I lost a client. This happens all the time, and there's usually nothing personal about it. Needs change, projects end. The nature of having clients is that they come and go, and often they come back again. The loss of this client was a little more impactful than usual: I've been working with them for about three years, the last two of which, completely offsite. They've gotten busier, which had meant more work for me for a while, but a new manager was installed and decided a full time, onsite copywriter was necessary. My feeling is that writing is a solitary act, and that more doesn't get done in an eight-hour day than a two-hour sprint, and that having a communicative offsite resource is a cost-effective way to get high-level copy without paying a person to sit and use Facebook 40% of the workday – along with covering their taxes, health insurance, vacation/sick time, etc. That's my angle, and of course, there are factors in any office situation of which I am completely ignorant, being on the outside. In this case, they'd already decided they needed a person and hired someone. So that's it.

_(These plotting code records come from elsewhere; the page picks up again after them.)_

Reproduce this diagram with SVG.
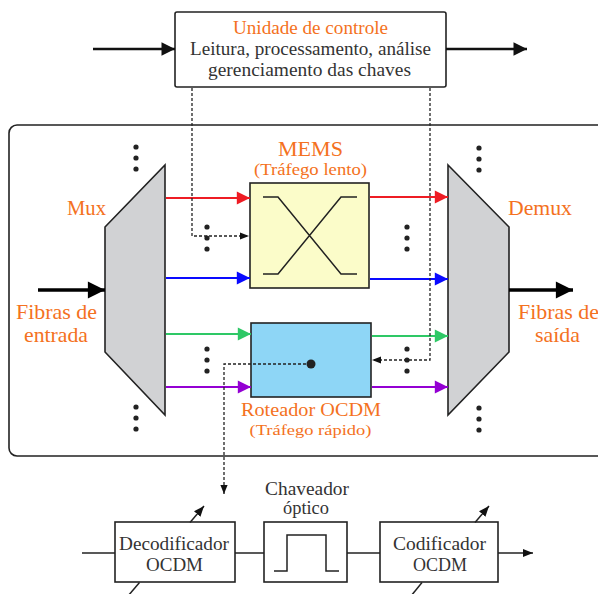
<svg xmlns="http://www.w3.org/2000/svg" width="598" height="594" viewBox="0 0 598 594" font-family="'Liberation Serif', 'DejaVu Serif', serif">
<defs>
<style>
text{font-family:'Liberation Serif','DejaVu Serif',serif;text-anchor:middle}
.or{fill:#f47121}
.dk{fill:#333}
.box{stroke:#222;stroke-width:1.6}
.dot{stroke:#222;stroke-width:1.3;stroke-dasharray:3,2;fill:none}
.ln{stroke:#222;stroke-width:1.5;fill:none}
</style>
<marker id="aBig" viewBox="0 0 10 10" refX="10" refY="5" markerWidth="6.2" markerHeight="4.9" markerUnits="strokeWidth" orient="auto"><path d="M0,0 L10,5 L0,10 z" fill="#000"/></marker>
<marker id="aTop" viewBox="0 0 10 10" refX="10" refY="5" markerWidth="6" markerHeight="5.2" markerUnits="strokeWidth" orient="auto"><path d="M0,0 L10,5 L0,10 z" fill="#111"/></marker>
<marker id="aR" viewBox="0 0 10 10" refX="10" refY="5" markerWidth="7" markerHeight="6" markerUnits="strokeWidth" orient="auto"><path d="M0,0 L10,5 L0,10 z" fill="#ee1c24"/></marker>
<marker id="aB" viewBox="0 0 10 10" refX="10" refY="5" markerWidth="7" markerHeight="6" markerUnits="strokeWidth" orient="auto"><path d="M0,0 L10,5 L0,10 z" fill="#0a0aff"/></marker>
<marker id="aG" viewBox="0 0 10 10" refX="10" refY="5" markerWidth="7" markerHeight="6" markerUnits="strokeWidth" orient="auto"><path d="M0,0 L10,5 L0,10 z" fill="#2ec866"/></marker>
<marker id="aP" viewBox="0 0 10 10" refX="10" refY="5" markerWidth="7" markerHeight="6" markerUnits="strokeWidth" orient="auto"><path d="M0,0 L10,5 L0,10 z" fill="#9400d3"/></marker>
<marker id="aS" viewBox="0 0 10 10" refX="10" refY="5" markerWidth="7" markerHeight="7" markerUnits="strokeWidth" orient="auto"><path d="M0,1 L10,5 L0,9 z" fill="#111"/></marker>
</defs>

<g id="container"><rect x="9" y="125" width="600" height="331" rx="8" fill="#fff" stroke="#222" stroke-width="1.6"/></g>

<g id="control">
<rect class="box" x="175" y="12" width="271" height="75" rx="2" fill="#fff"/>
<text class="or" x="310.5" y="34" font-size="18.5" textLength="155" lengthAdjust="spacingAndGlyphs">Unidade de controle</text>
<text class="dk" x="310.5" y="55" font-size="18.5" textLength="241" lengthAdjust="spacingAndGlyphs">Leitura, processamento, análise</text>
<text class="dk" x="309.5" y="76" font-size="18.5" textLength="203" lengthAdjust="spacingAndGlyphs">gerenciamento das chaves</text>
</g>

<g id="mux">
<polygon class="box" points="105,227 165,165 165,415 105,352" fill="#d1d2d4"/>
<text class="or" x="86.5" y="215" font-size="21" textLength="39" lengthAdjust="spacingAndGlyphs">Mux</text>
<g fill="#222"><circle cx="136" cy="147" r="2.6"/><circle cx="136" cy="158" r="2.6"/><circle cx="136" cy="169" r="2.6"/>
<circle cx="136" cy="407" r="2.6"/><circle cx="136" cy="418" r="2.6"/><circle cx="136" cy="429" r="2.6"/></g>
</g>

<g id="demux">
<polygon class="box" points="448,165 509,227 509,352 448,415" fill="#d1d2d4"/>
<text class="or" x="540" y="215" font-size="21" textLength="64" lengthAdjust="spacingAndGlyphs">Demux</text>
<g fill="#222"><circle cx="479" cy="148" r="2.6"/><circle cx="479" cy="159" r="2.6"/><circle cx="479" cy="170" r="2.6"/>
<circle cx="479" cy="408" r="2.6"/><circle cx="479" cy="419" r="2.6"/><circle cx="479" cy="430" r="2.6"/></g>
</g>

<g id="dots-mid" fill="#222">
<circle cx="207" cy="227" r="2.6"/><circle cx="207" cy="238" r="2.6"/><circle cx="207" cy="249" r="2.6"/>
<circle cx="407" cy="227" r="2.6"/><circle cx="407" cy="238" r="2.6"/><circle cx="407" cy="249" r="2.6"/>
<circle cx="207" cy="349" r="2.6"/><circle cx="207" cy="360" r="2.6"/><circle cx="207" cy="371" r="2.6"/>
<circle cx="407" cy="349" r="2.6"/><circle cx="407" cy="360" r="2.6"/><circle cx="407" cy="371" r="2.6"/>
</g>

<g id="mems">
<rect class="box" x="250" y="183" width="119" height="105" fill="#fbfcc9"/>
<path class="ln" d="M263,197 H278 L341,274 H357 M263,274 H278 L341,197 H357"/>
<text class="or" x="310.5" y="156" font-size="21" textLength="65" lengthAdjust="spacingAndGlyphs">MEMS</text>
<text class="or" x="310.5" y="175" font-size="16.5" textLength="113" lengthAdjust="spacingAndGlyphs">(Tráfego lento)</text>
</g>

<g id="roteador">
<rect class="box" x="251" y="323" width="120" height="74" fill="#8ed6f6"/>
<text class="or" x="311" y="416" font-size="18.5" textLength="140" lengthAdjust="spacingAndGlyphs">Roteador OCDM</text>
<text class="or" x="310.5" y="435" font-size="15.5" textLength="122" lengthAdjust="spacingAndGlyphs">(Tráfego rápido)</text>
</g>

<g id="fibras-entrada">
<text class="or" x="56.5" y="319" font-size="21.5" textLength="81" lengthAdjust="spacingAndGlyphs">Fibras de</text>
<text class="or" x="56" y="342" font-size="21.5" textLength="64" lengthAdjust="spacingAndGlyphs">entrada</text>
</g>
<g id="fibras-saida">
<text class="or" x="558.5" y="319" font-size="21.5" textLength="81" lengthAdjust="spacingAndGlyphs">Fibras de</text>
<text class="or" x="557.5" y="342" font-size="21.5" textLength="45" lengthAdjust="spacingAndGlyphs">saída</text>
</g>

<g id="decodificador">
<rect class="box" x="115" y="522" width="120" height="60" fill="#fff"/>
<text class="dk" x="174" y="550" font-size="18.5" textLength="110" lengthAdjust="spacingAndGlyphs">Decodificador</text>
<text class="dk" x="174.5" y="571" font-size="18.5" textLength="57" lengthAdjust="spacingAndGlyphs">OCDM</text>
</g>

<g id="chaveador">
<rect class="box" x="264" y="522" width="83" height="60" fill="#fff"/>
<path class="ln" stroke-width="1.8" d="M274,571 H287 V535 H326 V571 H339"/>
<text class="dk" x="307" y="495" font-size="18.5" textLength="84" lengthAdjust="spacingAndGlyphs">Chaveador</text>
<text class="dk" x="306" y="514" font-size="18.5" textLength="46" lengthAdjust="spacingAndGlyphs">óptico</text>
</g>

<g id="codificador">
<rect class="box" x="380" y="522" width="118" height="60" fill="#fff"/>
<text class="dk" x="439.5" y="550" font-size="18.5" textLength="93" lengthAdjust="spacingAndGlyphs">Codificador</text>
<text class="dk" x="440" y="571" font-size="18.5" textLength="54" lengthAdjust="spacingAndGlyphs">OCDM</text>
</g>

<g id="connectors">
<line x1="93" y1="49" x2="175" y2="49" stroke="#111" stroke-width="2.6" marker-end="url(#aTop)"/>
<line x1="446" y1="49" x2="527" y2="49" stroke="#111" stroke-width="2.6" marker-end="url(#aTop)"/>
<line x1="38" y1="290" x2="105" y2="290" stroke="#000" stroke-width="3.5" marker-end="url(#aBig)"/>
<line x1="509" y1="290" x2="573" y2="290" stroke="#000" stroke-width="3.5" marker-end="url(#aBig)"/>
<line x1="166" y1="198" x2="250" y2="198" stroke="#ee1c24" stroke-width="2.2" marker-end="url(#aR)"/>
<line x1="166" y1="278" x2="250" y2="278" stroke="#0a0aff" stroke-width="2.2" marker-end="url(#aB)"/>
<line x1="166" y1="334" x2="251" y2="334" stroke="#2ec866" stroke-width="2.2" marker-end="url(#aG)"/>
<line x1="166" y1="387" x2="251" y2="387" stroke="#9400d3" stroke-width="2.2" marker-end="url(#aP)"/>
<line x1="370" y1="197" x2="448" y2="197" stroke="#ee1c24" stroke-width="2.2" marker-end="url(#aR)"/>
<line x1="370" y1="279" x2="448" y2="279" stroke="#0a0aff" stroke-width="2.2" marker-end="url(#aB)"/>
<line x1="372" y1="336" x2="448" y2="336" stroke="#2ec866" stroke-width="2.2" marker-end="url(#aG)"/>
<line x1="372" y1="387" x2="448" y2="387" stroke="#9400d3" stroke-width="2.2" marker-end="url(#aP)"/>
<path class="dot" d="M192,88 V236 H249" marker-end="url(#aS)"/>
<path class="dot" d="M430,88 V360 H372" marker-end="url(#aS)"/>
<path class="dot" d="M311,364 H224 V494" marker-end="url(#aS)"/>
<circle cx="311" cy="364" r="4.5" fill="#222"/>
<line class="ln" x1="82" y1="553" x2="115" y2="553"/>
<line class="ln" x1="235" y1="553" x2="264" y2="553"/>
<line class="ln" x1="347" y1="553" x2="380" y2="553"/>
<line class="ln" x1="498" y1="553" x2="533" y2="553" marker-end="url(#aS)"/>
<line class="ln" x1="128" y1="596" x2="139.5" y2="582.5"/>
<line class="ln" x1="190" y1="522.5" x2="204" y2="506" marker-end="url(#aS)"/>
<line class="ln" x1="411" y1="596" x2="422" y2="582.5"/>
<line class="ln" x1="475" y1="522.5" x2="489" y2="506" marker-end="url(#aS)"/>
</g>
</svg>
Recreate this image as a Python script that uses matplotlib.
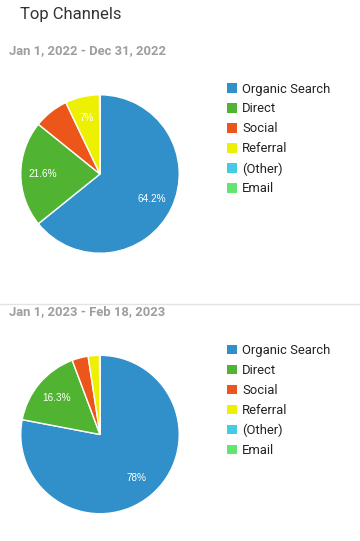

This gig had been very steady work – and the income from it alone was enough to cover my basic expenses every month. Losing it is a shame. The bright side? I get a chance to rethink the way I want to work. Unlike the majority of my project-based work that I can schedule out over a month, this was an on-call client. I'd receive emails throughout the day of things that needed to get done, and I'd charge an hourly rate. So I had to be accessible, all the time. Monitoring my email throughout the day, even on vacation, prioritizing on their projects when I'd already scheduled time to work on something else. I was happy for the income, so I never said no, but now, if I can avoid it, I'd rather not work this way anymore. Save for the occasional last-minute addition/print deadline, writing copy doesn't have to be a down-to-the-wire task – I'm not an ER nurse or a breaking news journalist. The rest of my clients, who've been onboarded more recently than this one, are acclimated to a 30% rush fee on deliverables due under one week from request. I don't always charge it, but it dissuades them from not looping me in sooner.
Anyway, it's been a relaxed week with far fewer Trello notification emails coming through. I'm excited to figure out what I'll do with that time. I have quite a few ideas. When things get quiet, that's when I start to hustle and the really cool stuff starts to happen.